There is reason to rush back. The season is 60 games, a stroll to the corner store in the baseball world. It will be here and then it will be gone.

Evan Longoria, even if he is not 100 percent after a moderate right oblique strain, does not believe he is rushing back because of the flip side.

“In a shortened season like this year, I wouldn’t rush back and go out there just for the possibility of reinjuring it right away,” said Longoria before he made his 2020 debut Thursday against the Padres at Oracle Park.
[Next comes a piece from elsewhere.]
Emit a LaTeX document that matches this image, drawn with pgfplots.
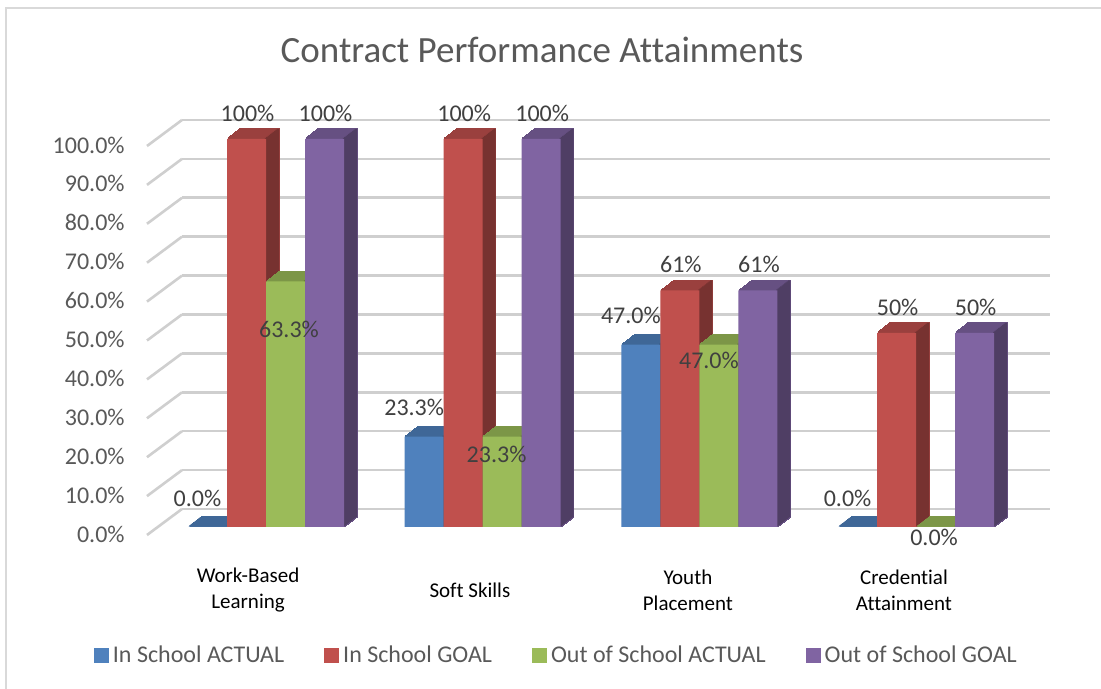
\documentclass[border=0pt]{standalone}
\usepackage{pgfplots}
\pgfplotsset{compat=1.18}
\usepackage{pgfplotstable}
\usepackage{fontspec}
\setmainfont{Carlito}[Ligatures={NoCommon}]
\definecolor{blueF}{HTML}{4F81BD}\definecolor{blueT}{HTML}{3F6797}\definecolor{blueS}{HTML}{315075}
\definecolor{redF}{HTML}{C0504D}\definecolor{redT}{HTML}{9A403E}\definecolor{redS}{HTML}{773230}
\definecolor{greenF}{HTML}{9BBB59}\definecolor{greenT}{HTML}{7C9647}\definecolor{greenS}{HTML}{607437}
\definecolor{purpF}{HTML}{8064A2}\definecolor{purpT}{HTML}{665082}\definecolor{purpS}{HTML}{4F3E64}
\definecolor{gridc}{HTML}{CFCFCF}
\definecolor{framec}{HTML}{D9D9D9}
\definecolor{txtgray}{HTML}{595959}
\definecolor{lblgray}{HTML}{404040}
\pgfplotstableread{
x b r g p
0 0 100 63.3 100
1 23.3 100 23.3 100
2 47.0 61 47.0 61
3 0 50 0 50
}\data
% #1 column, #2 x offset (axis units), #3 top colour, #4 side colour
\newcommand{\prism}[4]{%
  \pgfplotsinvokeforeach{1,...,10}{%
    \addplot[forget plot, ybar, bar width=19.5pt, bar shift=0pt, fill=#3, draw=#3, line width=0.7pt,
      xshift=##1*0.65pt, yshift=##1*0.5pt] table[x expr=\thisrow{x}+#2,y=#1]{\data};}%
  \pgfplotsinvokeforeach{1,...,10}{%
    \addplot[forget plot, ybar, bar width=1.2pt, bar shift=9.15pt, fill=#4, draw=none,
      xshift=##1*0.65pt, yshift=##1*0.5pt] table[x expr=\thisrow{x}+#2,y=#1]{\data};}%
}
\begin{document}
\begin{tikzpicture}
\useasboundingbox (0,0) rectangle (550.5pt,344.5pt);
\fill[white] (0,0) rectangle (550.5pt,344.5pt);
\draw[framec, line width=0.8pt] (3pt,-10pt) -- (3pt,340.5pt) -- (560pt,340.5pt);
\node[font=\fontsize{18.5}{22}\selectfont, text=txtgray] at (271pt,319.5pt) {Contract Performance Attainments};
% back wall with gridlines and value axis
\begin{axis}[at={(91pt,90pt)}, anchor=south west, scale only axis,
  width=434pt, height=194.5pt, xmin=0, xmax=1, ymin=0, ymax=100,
  xtick=\empty, ytick={0,10,...,100},
  yticklabels={0.0\%,10.0\%,20.0\%,30.0\%,40.0\%,50.0\%,60.0\%,70.0\%,80.0\%,90.0\%,100.0\%},
  axis line style={draw=none}, major tick length=0pt,
  ymajorgrids, grid style={gridc, line width=1.3pt},
  yticklabel style={anchor=east, inner sep=0pt, xshift=-28.5pt, yshift=-12.5pt,
    font=\fontsize{12}{14}\selectfont, text=txtgray},
  clip=false]
\addplot[draw=none, forget plot] coordinates {(0,0) (1,100)};
\pgfplotsinvokeforeach{0,10,...,100}{\draw[gridc, line width=1.3pt] (axis cs:0,#1) -- ++(-17.5pt,-13pt);}
\end{axis}
% bars
\begin{axis}[at={(68pt,61.6pt)}, anchor=south west, scale only axis,
  width=455.05pt, height=232.8pt, xmin=-0.6, xmax=3.6, ymin=-10, ymax=110,
  axis line style={draw=none}, major tick length=0pt, ytick=\empty,
  xtick={-0.083,0.941,1.947,2.944},
  xticklabels={Work-Based\\Learning, Soft Skills, Youth\\Placement, Credential\\Attainment},
  xticklabel style={align=center, anchor=center, yshift=-12.1pt,
    font=\fontsize{10.5}{13}\selectfont, text=black},
  clip=false,
  legend style={at={(0.463,-0.1937)}, anchor=center, draw=none, fill=none,
    legend columns=4, font=\fontsize{12}{14}\selectfont, text=txtgray,
    /tikz/every even column/.append style={column sep=18pt}},
  legend image code/.code={\fill[#1] (0pt,-3.75pt) rectangle (7.5pt,3.75pt);},
  every node near coord/.append style={font=\fontsize{12}{14}\selectfont, text=lblgray, anchor=center},
]
\prism{b}{-0.27}{blueT}{blueS}
\prism{r}{-0.09}{redT}{redS}
\prism{g}{0.09}{greenT}{greenS}
\prism{p}{0.27}{purpT}{purpS}
\addplot[ybar, bar width=19.5pt, bar shift=0pt, fill=blueF, draw=none,
  nodes near coords={\pgfmathprintnumber[fixed,fixed zerofill,precision=1,assume math mode=true]{\pgfplotspointmeta}\%},
  every node near coord/.append style={xshift=-5pt, yshift=14.5pt}]
  table[x expr=\thisrow{x}-0.27,y=b]{\data};
\addlegendentry{In School ACTUAL}
\addplot[ybar, bar width=19.5pt, bar shift=0pt, fill=redF, draw=none,
  nodes near coords={\pgfmathprintnumber[fixed,precision=0,assume math mode=true]{\pgfplotspointmeta}\%},
  every node near coord/.append style={xshift=0.5pt, yshift=13pt}]
  table[x expr=\thisrow{x}-0.09,y=r]{\data};
\addlegendentry{In School GOAL}
\addplot[ybar, bar width=19.5pt, bar shift=0pt, fill=greenF, draw=none]
  table[x expr=\thisrow{x}+0.09,y=g]{\data};
\addlegendentry{Out of School ACTUAL}
\addplot[ybar, bar width=19.5pt, bar shift=0pt, fill=purpF, draw=none,
  nodes near coords={\pgfmathprintnumber[fixed,precision=0,assume math mode=true]{\pgfplotspointmeta}\%},
  every node near coord/.append style={xshift=0.5pt, yshift=13pt}]
  table[x expr=\thisrow{x}+0.27,y=p]{\data};
\addlegendentry{Out of School GOAL}
\node[font=\fontsize{12}{14}\selectfont, text=lblgray] at (axis cs:0.106,51.0) {63.3\%};
\node[font=\fontsize{12}{14}\selectfont, text=lblgray] at (axis cs:1.064,18.8) {23.3\%};
\node[font=\fontsize{12}{14}\selectfont, text=lblgray] at (axis cs:2.044,43.0) {47.0\%};
\node[font=\fontsize{12}{14}\selectfont, text=lblgray] at (axis cs:3.083,-2.8) {0.0\%};
\end{axis}
\end{tikzpicture}
\end{document}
He knows that an expedited return and then a setback could mean his season would be over as soon as it started. But he does not believe he can reinjure his oblique, and thus a player who has not seen live pitching in his rehab is right back in there, facing righty Dinelson Lamet the first day that he could be activated from the injured list.

Longoria admitted there will be soreness, saying, “I’m as healthy as I’m going to get at this point.” He has been rehabbing for about a week and a half, with baseball activity the past three or four days, he said over Zoom, as he saw pitches from machines.

Beyond his oblique holding up, the question will become whether his timing will be there right from the start.

Asked if it’s normal to be playing after not seeing live pitching, Longoria said: “Nothing about this year is all that normal.

“There’ll be a little bit of a process. When we came back to summer camp or wherever you want to call it, we didn’t really have much time to work back into it, and I felt like my at-bats were pretty good at the start of that. … I’m putting a lot of faith in myself and being able to go out there and compete right away. There definitely will be a small adjustment period.”

Longoria believes the worst with his oblique is behind him. As Alex Dickerson could tell him, these injuries can be tricky, can linger and can be painful.

“I definitely feel like I’m at the point where I can play as free as I want to play,” said the Giants’ No. 5 hitter and third baseman, whom they have missed.